** EXERCISE TASK **
Take the material below and extract the lines from the one with "Clone this chart in Observable Plot." through the one with "const notes = annotationTexts.map((t, i)", word for word, without pictures.

** DATA LINES **
* * * * * * *
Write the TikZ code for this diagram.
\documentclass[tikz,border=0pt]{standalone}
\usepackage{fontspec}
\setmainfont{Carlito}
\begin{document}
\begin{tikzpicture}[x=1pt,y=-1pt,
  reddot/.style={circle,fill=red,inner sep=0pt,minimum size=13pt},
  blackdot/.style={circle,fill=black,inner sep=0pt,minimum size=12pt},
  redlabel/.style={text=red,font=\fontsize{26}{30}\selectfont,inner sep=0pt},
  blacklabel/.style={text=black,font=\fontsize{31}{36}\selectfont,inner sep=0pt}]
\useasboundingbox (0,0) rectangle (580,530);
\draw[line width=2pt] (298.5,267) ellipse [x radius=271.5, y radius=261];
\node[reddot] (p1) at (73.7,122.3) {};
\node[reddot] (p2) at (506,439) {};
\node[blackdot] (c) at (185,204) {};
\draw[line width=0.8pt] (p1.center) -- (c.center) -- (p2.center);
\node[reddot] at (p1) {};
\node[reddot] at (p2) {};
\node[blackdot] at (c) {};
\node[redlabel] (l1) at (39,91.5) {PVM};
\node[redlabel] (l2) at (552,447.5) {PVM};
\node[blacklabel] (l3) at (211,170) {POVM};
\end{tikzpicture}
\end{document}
* * * * * * *
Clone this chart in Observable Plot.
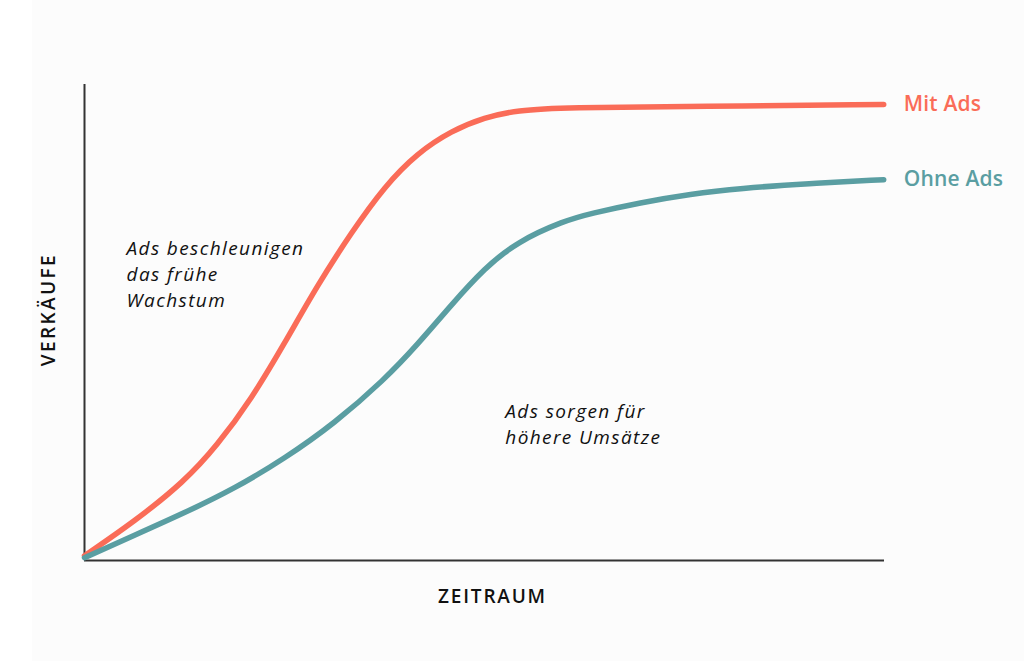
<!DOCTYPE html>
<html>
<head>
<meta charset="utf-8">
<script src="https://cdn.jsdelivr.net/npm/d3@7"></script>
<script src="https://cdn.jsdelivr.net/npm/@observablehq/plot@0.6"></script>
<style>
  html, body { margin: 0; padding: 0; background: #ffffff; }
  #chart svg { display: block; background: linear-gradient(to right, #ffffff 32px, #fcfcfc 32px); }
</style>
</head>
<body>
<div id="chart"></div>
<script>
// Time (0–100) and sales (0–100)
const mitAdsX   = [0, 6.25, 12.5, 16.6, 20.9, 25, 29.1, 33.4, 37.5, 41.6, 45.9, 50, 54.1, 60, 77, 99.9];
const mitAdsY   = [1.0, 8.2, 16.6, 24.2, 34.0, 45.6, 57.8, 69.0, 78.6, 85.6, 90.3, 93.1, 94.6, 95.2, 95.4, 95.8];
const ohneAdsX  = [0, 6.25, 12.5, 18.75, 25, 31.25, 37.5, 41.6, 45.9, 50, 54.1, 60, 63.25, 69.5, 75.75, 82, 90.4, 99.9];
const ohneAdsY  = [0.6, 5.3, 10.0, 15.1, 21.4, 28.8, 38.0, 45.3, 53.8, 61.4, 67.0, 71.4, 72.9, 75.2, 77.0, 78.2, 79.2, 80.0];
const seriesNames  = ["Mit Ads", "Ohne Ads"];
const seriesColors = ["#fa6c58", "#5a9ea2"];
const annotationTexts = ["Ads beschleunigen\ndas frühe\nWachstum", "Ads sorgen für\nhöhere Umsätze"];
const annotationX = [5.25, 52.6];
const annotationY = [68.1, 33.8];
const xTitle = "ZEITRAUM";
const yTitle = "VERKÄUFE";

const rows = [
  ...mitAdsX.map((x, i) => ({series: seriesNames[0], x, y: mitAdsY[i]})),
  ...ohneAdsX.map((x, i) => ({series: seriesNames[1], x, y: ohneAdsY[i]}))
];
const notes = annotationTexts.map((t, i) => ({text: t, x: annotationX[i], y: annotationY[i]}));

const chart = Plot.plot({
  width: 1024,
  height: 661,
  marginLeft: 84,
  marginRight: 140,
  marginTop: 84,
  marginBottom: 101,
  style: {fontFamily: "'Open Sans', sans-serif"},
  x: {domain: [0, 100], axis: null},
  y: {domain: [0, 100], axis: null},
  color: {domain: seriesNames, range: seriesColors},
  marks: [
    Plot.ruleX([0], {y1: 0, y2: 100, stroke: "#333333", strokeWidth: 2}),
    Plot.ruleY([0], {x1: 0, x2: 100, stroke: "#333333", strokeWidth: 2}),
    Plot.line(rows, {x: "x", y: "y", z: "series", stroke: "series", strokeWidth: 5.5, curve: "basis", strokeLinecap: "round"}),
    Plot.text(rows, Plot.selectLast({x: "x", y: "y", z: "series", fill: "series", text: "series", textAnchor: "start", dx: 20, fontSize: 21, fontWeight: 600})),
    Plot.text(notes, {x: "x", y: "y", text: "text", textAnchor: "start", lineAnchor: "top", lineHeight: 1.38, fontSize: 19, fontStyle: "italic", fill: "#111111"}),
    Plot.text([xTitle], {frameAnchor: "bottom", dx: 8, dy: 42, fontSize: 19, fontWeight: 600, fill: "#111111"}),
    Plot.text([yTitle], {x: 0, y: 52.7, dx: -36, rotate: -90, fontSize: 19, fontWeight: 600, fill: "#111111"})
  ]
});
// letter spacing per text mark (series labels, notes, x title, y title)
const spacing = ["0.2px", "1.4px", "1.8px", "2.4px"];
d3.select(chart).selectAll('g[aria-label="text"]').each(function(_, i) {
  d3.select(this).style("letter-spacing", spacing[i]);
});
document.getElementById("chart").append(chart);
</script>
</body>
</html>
* * * * * * *
** OUTPUT FOR THIS TASK **
Clone this chart in Observable Plot.
<!DOCTYPE html>
<html>
<head>
<meta charset="utf-8">
<script src="https://cdn.jsdelivr.net/npm/d3@7"></script>
<script src="https://cdn.jsdelivr.net/npm/@observablehq/plot@0.6"></script>
<style>
  html, body { margin: 0; padding: 0; background: #ffffff; }
  #chart svg { display: block; background: linear-gradient(to right, #ffffff 32px, #fcfcfc 32px); }
</style>
</head>
<body>
<div id="chart"></div>
<script>
// Time (0–100) and sales (0–100)
const mitAdsX   = [0, 6.25, 12.5, 16.6, 20.9, 25, 29.1, 33.4, 37.5, 41.6, 45.9, 50, 54.1, 60, 77, 99.9];
const mitAdsY   = [1.0, 8.2, 16.6, 24.2, 34.0, 45.6, 57.8, 69.0, 78.6, 85.6, 90.3, 93.1, 94.6, 95.2, 95.4, 95.8];
const ohneAdsX  = [0, 6.25, 12.5, 18.75, 25, 31.25, 37.5, 41.6, 45.9, 50, 54.1, 60, 63.25, 69.5, 75.75, 82, 90.4, 99.9];
const ohneAdsY  = [0.6, 5.3, 10.0, 15.1, 21.4, 28.8, 38.0, 45.3, 53.8, 61.4, 67.0, 71.4, 72.9, 75.2, 77.0, 78.2, 79.2, 80.0];
const seriesNames  = ["Mit Ads", "Ohne Ads"];
const seriesColors = ["#fa6c58", "#5a9ea2"];
const annotationTexts = ["Ads beschleunigen\ndas frühe\nWachstum", "Ads sorgen für\nhöhere Umsätze"];
const annotationX = [5.25, 52.6];
const annotationY = [68.1, 33.8];
const xTitle = "ZEITRAUM";
const yTitle = "VERKÄUFE";

const rows = [
  ...mitAdsX.map((x, i) => ({series: seriesNames[0], x, y: mitAdsY[i]})),
  ...ohneAdsX.map((x, i) => ({series: seriesNames[1], x, y: ohneAdsY[i]}))
];
const notes = annotationTexts.map((t, i) => ({text: t, x: annotationX[i], y: annotationY[i]}));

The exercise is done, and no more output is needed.